WHAT NEEDS TO BE DONE: Repeat the lines below exactly as they appear, but leave out the images.

BEGIN PROVIDED MATERIAL

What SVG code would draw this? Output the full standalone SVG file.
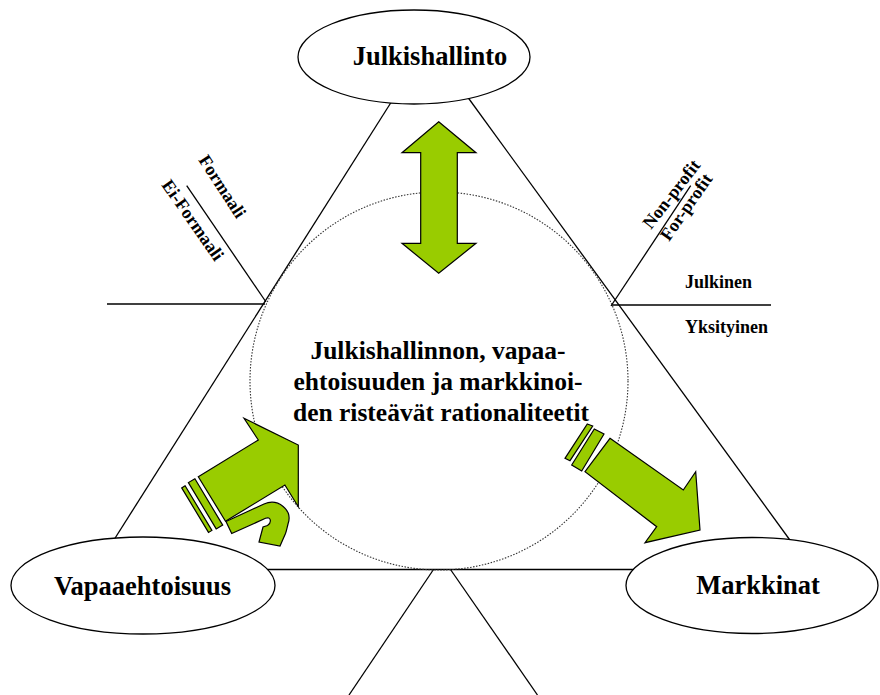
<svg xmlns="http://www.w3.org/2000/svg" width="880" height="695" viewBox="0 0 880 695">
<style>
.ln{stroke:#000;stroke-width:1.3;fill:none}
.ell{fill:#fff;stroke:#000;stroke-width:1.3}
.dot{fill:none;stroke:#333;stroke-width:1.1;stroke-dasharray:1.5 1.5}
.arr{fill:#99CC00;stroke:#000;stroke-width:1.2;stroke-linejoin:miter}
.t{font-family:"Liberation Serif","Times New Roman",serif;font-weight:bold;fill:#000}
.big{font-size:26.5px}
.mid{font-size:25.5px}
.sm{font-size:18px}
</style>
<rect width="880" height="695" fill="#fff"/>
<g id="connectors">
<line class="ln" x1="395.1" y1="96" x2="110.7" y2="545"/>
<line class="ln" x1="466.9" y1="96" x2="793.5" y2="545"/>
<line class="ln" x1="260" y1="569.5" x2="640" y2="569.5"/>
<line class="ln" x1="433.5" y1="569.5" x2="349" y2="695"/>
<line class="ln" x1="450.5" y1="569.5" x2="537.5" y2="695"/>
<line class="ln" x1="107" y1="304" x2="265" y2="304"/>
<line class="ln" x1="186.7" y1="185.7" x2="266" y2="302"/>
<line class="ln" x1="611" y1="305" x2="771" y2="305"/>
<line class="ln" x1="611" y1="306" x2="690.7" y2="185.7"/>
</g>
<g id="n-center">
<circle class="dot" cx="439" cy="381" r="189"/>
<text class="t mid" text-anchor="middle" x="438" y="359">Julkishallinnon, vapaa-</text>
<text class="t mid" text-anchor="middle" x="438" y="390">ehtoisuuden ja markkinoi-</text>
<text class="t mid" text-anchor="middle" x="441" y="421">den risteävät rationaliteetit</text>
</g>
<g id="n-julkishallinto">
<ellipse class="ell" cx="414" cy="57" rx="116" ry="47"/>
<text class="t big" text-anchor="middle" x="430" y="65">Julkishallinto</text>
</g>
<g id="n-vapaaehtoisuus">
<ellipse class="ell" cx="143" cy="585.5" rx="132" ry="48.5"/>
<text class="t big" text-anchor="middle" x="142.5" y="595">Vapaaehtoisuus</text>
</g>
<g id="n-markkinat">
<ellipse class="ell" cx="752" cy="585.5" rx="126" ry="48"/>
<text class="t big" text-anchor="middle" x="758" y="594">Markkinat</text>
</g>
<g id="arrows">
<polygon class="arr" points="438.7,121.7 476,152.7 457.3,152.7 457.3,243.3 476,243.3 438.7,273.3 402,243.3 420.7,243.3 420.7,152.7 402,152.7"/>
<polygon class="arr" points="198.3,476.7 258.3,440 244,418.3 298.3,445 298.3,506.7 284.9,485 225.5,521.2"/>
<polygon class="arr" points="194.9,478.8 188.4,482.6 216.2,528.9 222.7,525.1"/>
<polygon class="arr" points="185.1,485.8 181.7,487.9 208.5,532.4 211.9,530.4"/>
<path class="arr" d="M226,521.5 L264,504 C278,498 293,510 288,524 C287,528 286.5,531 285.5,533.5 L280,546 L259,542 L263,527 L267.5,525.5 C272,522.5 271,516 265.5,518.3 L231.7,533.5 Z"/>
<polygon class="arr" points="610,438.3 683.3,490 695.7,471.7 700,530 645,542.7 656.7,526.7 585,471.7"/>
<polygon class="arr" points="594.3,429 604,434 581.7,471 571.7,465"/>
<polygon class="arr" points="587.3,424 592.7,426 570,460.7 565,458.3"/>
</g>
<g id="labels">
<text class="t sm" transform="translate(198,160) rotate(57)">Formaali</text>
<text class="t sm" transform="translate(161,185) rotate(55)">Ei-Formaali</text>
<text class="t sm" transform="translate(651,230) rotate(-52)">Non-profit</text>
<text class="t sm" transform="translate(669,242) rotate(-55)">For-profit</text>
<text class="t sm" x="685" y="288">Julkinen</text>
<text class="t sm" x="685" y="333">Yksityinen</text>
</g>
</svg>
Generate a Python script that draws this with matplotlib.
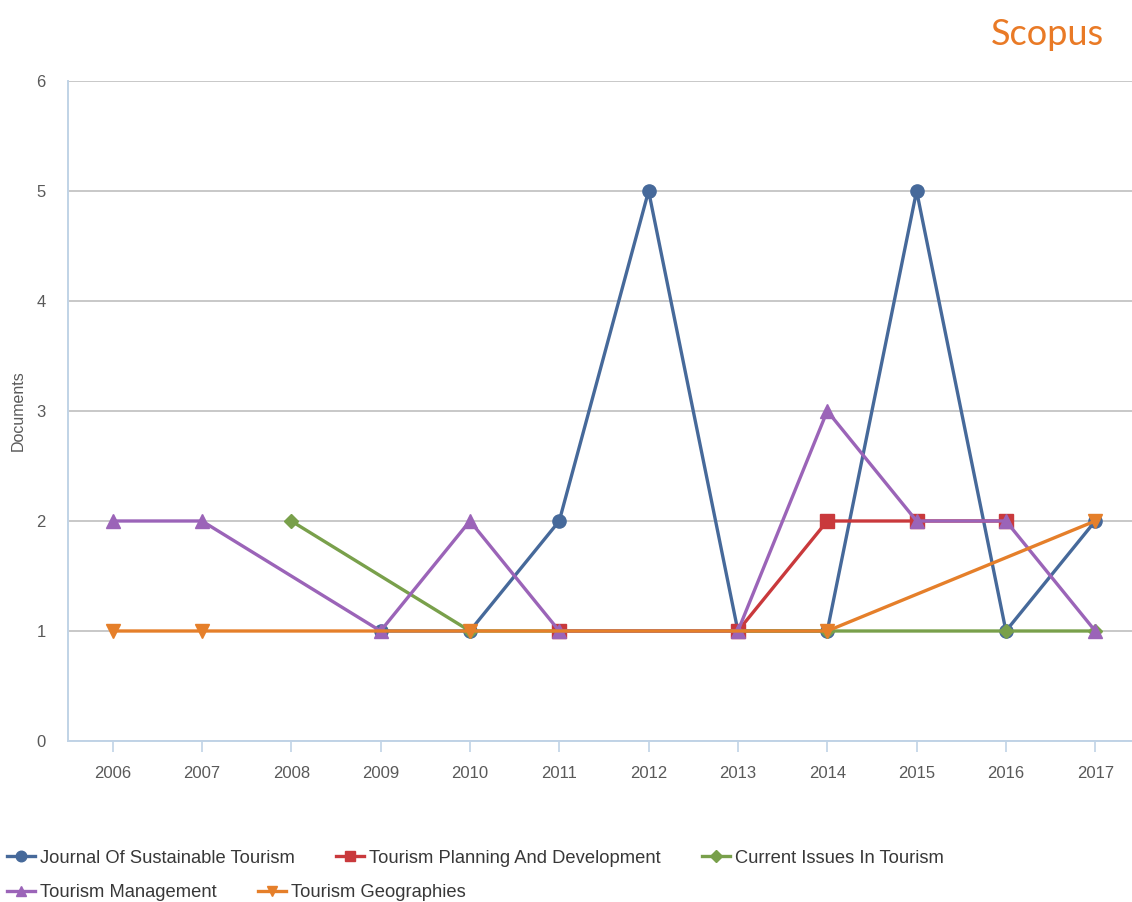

END PROVIDED MATERIAL

ANSWER TO THE PROBLEM:
What SVG code would draw this? Output the full standalone SVG file.
<svg xmlns="http://www.w3.org/2000/svg" width="880" height="695" viewBox="0 0 880 695">
<style>
.ln{stroke:#000;stroke-width:1.3;fill:none}
.ell{fill:#fff;stroke:#000;stroke-width:1.3}
.dot{fill:none;stroke:#333;stroke-width:1.1;stroke-dasharray:1.5 1.5}
.arr{fill:#99CC00;stroke:#000;stroke-width:1.2;stroke-linejoin:miter}
.t{font-family:"Liberation Serif","Times New Roman",serif;font-weight:bold;fill:#000}
.big{font-size:26.5px}
.mid{font-size:25.5px}
.sm{font-size:18px}
</style>
<rect width="880" height="695" fill="#fff"/>
<g id="connectors">
<line class="ln" x1="395.1" y1="96" x2="110.7" y2="545"/>
<line class="ln" x1="466.9" y1="96" x2="793.5" y2="545"/>
<line class="ln" x1="260" y1="569.5" x2="640" y2="569.5"/>
<line class="ln" x1="433.5" y1="569.5" x2="349" y2="695"/>
<line class="ln" x1="450.5" y1="569.5" x2="537.5" y2="695"/>
<line class="ln" x1="107" y1="304" x2="265" y2="304"/>
<line class="ln" x1="186.7" y1="185.7" x2="266" y2="302"/>
<line class="ln" x1="611" y1="305" x2="771" y2="305"/>
<line class="ln" x1="611" y1="306" x2="690.7" y2="185.7"/>
</g>
<g id="n-center">
<circle class="dot" cx="439" cy="381" r="189"/>
<text class="t mid" text-anchor="middle" x="438" y="359">Julkishallinnon, vapaa-</text>
<text class="t mid" text-anchor="middle" x="438" y="390">ehtoisuuden ja markkinoi-</text>
<text class="t mid" text-anchor="middle" x="441" y="421">den risteävät rationaliteetit</text>
</g>
<g id="n-julkishallinto">
<ellipse class="ell" cx="414" cy="57" rx="116" ry="47"/>
<text class="t big" text-anchor="middle" x="430" y="65">Julkishallinto</text>
</g>
<g id="n-vapaaehtoisuus">
<ellipse class="ell" cx="143" cy="585.5" rx="132" ry="48.5"/>
<text class="t big" text-anchor="middle" x="142.5" y="595">Vapaaehtoisuus</text>
</g>
<g id="n-markkinat">
<ellipse class="ell" cx="752" cy="585.5" rx="126" ry="48"/>
<text class="t big" text-anchor="middle" x="758" y="594">Markkinat</text>
</g>
<g id="arrows">
<polygon class="arr" points="438.7,121.7 476,152.7 457.3,152.7 457.3,243.3 476,243.3 438.7,273.3 402,243.3 420.7,243.3 420.7,152.7 402,152.7"/>
<polygon class="arr" points="198.3,476.7 258.3,440 244,418.3 298.3,445 298.3,506.7 284.9,485 225.5,521.2"/>
<polygon class="arr" points="194.9,478.8 188.4,482.6 216.2,528.9 222.7,525.1"/>
<polygon class="arr" points="185.1,485.8 181.7,487.9 208.5,532.4 211.9,530.4"/>
<path class="arr" d="M226,521.5 L264,504 C278,498 293,510 288,524 C287,528 286.5,531 285.5,533.5 L280,546 L259,542 L263,527 L267.5,525.5 C272,522.5 271,516 265.5,518.3 L231.7,533.5 Z"/>
<polygon class="arr" points="610,438.3 683.3,490 695.7,471.7 700,530 645,542.7 656.7,526.7 585,471.7"/>
<polygon class="arr" points="594.3,429 604,434 581.7,471 571.7,465"/>
<polygon class="arr" points="587.3,424 592.7,426 570,460.7 565,458.3"/>
</g>
<g id="labels">
<text class="t sm" transform="translate(198,160) rotate(57)">Formaali</text>
<text class="t sm" transform="translate(161,185) rotate(55)">Ei-Formaali</text>
<text class="t sm" transform="translate(651,230) rotate(-52)">Non-profit</text>
<text class="t sm" transform="translate(669,242) rotate(-55)">For-profit</text>
<text class="t sm" x="685" y="288">Julkinen</text>
<text class="t sm" x="685" y="333">Yksityinen</text>
</g>
</svg>
Generate a Python script that draws this with matplotlib.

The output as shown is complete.